- Theatrical release poster
- Directed by: Robert–Rajasekar
- Screenplay by: Robert–Rajasekar
- Story by: S. Rajasekar
- Produced by: S. K. Rajagopal
- Starring: Ramki Nirosha
- Cinematography: Robert–Rajasekar
- Edited by: R. T. Annadurai
- Music by: Songs: S. A. Rajkumar Score: Vidyasagar
- Production company: Ess Kay Film Combines
- Distributed by: K. R. Enterprises
- Release date: 2 December 1988;
- Country: India
- Language: Tamil

= Paravaigal Palavitham =

Paravaigal Palavitham is a 1988 Indian Tamil-language masala film directed by Robert–Rajasekar.
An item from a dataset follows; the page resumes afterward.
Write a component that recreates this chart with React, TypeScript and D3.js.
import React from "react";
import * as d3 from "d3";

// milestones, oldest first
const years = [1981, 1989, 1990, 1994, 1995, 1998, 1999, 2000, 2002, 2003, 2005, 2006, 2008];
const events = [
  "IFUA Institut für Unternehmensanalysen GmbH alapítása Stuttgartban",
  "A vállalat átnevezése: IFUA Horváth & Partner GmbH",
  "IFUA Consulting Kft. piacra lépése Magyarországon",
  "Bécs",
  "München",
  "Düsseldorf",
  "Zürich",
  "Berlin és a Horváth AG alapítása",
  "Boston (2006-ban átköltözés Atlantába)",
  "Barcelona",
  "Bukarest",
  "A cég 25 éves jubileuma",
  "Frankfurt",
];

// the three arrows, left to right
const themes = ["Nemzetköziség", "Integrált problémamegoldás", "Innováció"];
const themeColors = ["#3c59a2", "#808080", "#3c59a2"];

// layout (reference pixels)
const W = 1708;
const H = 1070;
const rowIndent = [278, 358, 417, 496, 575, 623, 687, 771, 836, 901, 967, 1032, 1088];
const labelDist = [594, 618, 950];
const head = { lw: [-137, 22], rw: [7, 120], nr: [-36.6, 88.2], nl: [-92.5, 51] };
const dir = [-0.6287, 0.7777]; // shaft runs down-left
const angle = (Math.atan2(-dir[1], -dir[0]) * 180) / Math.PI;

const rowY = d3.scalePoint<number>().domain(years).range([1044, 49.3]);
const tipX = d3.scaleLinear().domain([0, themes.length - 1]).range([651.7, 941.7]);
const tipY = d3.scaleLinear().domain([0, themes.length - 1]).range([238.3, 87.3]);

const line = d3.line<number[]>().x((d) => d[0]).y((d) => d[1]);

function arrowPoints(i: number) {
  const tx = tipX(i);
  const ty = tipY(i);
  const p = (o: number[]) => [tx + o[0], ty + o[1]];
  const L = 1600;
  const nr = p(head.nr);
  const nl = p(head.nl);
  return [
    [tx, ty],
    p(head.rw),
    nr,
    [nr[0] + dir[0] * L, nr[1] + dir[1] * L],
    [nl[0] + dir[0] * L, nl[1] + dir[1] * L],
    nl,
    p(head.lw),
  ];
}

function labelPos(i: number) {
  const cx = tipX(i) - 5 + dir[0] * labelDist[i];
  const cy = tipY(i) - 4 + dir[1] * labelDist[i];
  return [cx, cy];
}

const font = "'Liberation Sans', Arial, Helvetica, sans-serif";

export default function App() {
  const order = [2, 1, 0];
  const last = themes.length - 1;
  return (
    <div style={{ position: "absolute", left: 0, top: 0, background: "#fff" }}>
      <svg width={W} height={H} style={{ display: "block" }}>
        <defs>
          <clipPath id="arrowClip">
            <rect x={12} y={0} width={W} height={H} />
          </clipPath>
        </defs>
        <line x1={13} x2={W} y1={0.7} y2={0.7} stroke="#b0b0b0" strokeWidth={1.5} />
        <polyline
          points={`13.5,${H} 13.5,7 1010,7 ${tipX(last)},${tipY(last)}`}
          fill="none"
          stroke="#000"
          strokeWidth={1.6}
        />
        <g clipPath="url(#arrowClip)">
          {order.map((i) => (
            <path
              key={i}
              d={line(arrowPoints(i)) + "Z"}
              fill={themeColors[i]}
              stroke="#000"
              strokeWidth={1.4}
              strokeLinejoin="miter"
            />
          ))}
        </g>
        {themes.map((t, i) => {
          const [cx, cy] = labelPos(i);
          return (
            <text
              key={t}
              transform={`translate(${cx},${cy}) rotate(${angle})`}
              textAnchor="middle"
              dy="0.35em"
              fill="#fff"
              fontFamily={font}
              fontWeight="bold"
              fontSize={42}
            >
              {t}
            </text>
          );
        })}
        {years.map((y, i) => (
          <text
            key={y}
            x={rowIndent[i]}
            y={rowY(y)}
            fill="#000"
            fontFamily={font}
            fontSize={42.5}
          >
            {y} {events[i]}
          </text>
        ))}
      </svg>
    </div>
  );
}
The film stars Ramki and Nirosha. It was released on 2 December 1988. The film was remade in Telugu as Chinnari Sneham.

== Plot ==

A group of friends in college dream of achieving success in life. However, each one of them faces a different set of problems with employment, family or finance. This results in most of them leading an unhappy and tragic life showing the idealistic and dreamy college life is nowhere in touch with cruel and cold day-to-day reality with Janaki becoming a prostitute, Sekar becoming a gangster, Shiva becoming a marriage broker where he gets to make no use of his education, Rekha unable to find a groom due to her outspoken nature and high education, and Raja being thrown out of job constantly due to his straightforwardness. Sekar and Janaki user their connections with the dark underbelly of life and fix the problem of all others and dying in the end, as a couple.

== Production ==
Besides directing, Robert–Rajasekar also handled the cinematography. The film was launched on Prasad recording studios on July 1987 along with the song recording of "Manam Paada". The film saw the cast and crew of Chinna Poove Mella Pesu (1987) teaming up for the second time. A fight sequence of Ramki was shot at Thiruvallikeni, Chennai.

== Soundtrack ==
The music was composed by S. A. Rajkumar, who also wrote the lyrics.

| Song | Singers |
|---|---|
| "Manam Padida" | Swarnalatha, Mano, Dinesh |
| "Naan Kadanthu" | S. P. Balasubrahmanyam |
| "Saalaiyoram Pogum" | Malaysia Vasudevan |
| "Vaanathila Koodu" | Malaysia Vasudevan |
| "Yaar Endru" | S. P. Sailaja, Malaysia Vasudevan |

== Release and reception ==
Paravaigal Palavitham was released on 2 December 1988. The following week, The Indian Express panned the film and said, "It's only Janagaraj's excellent histrionics that comes as a saving grace".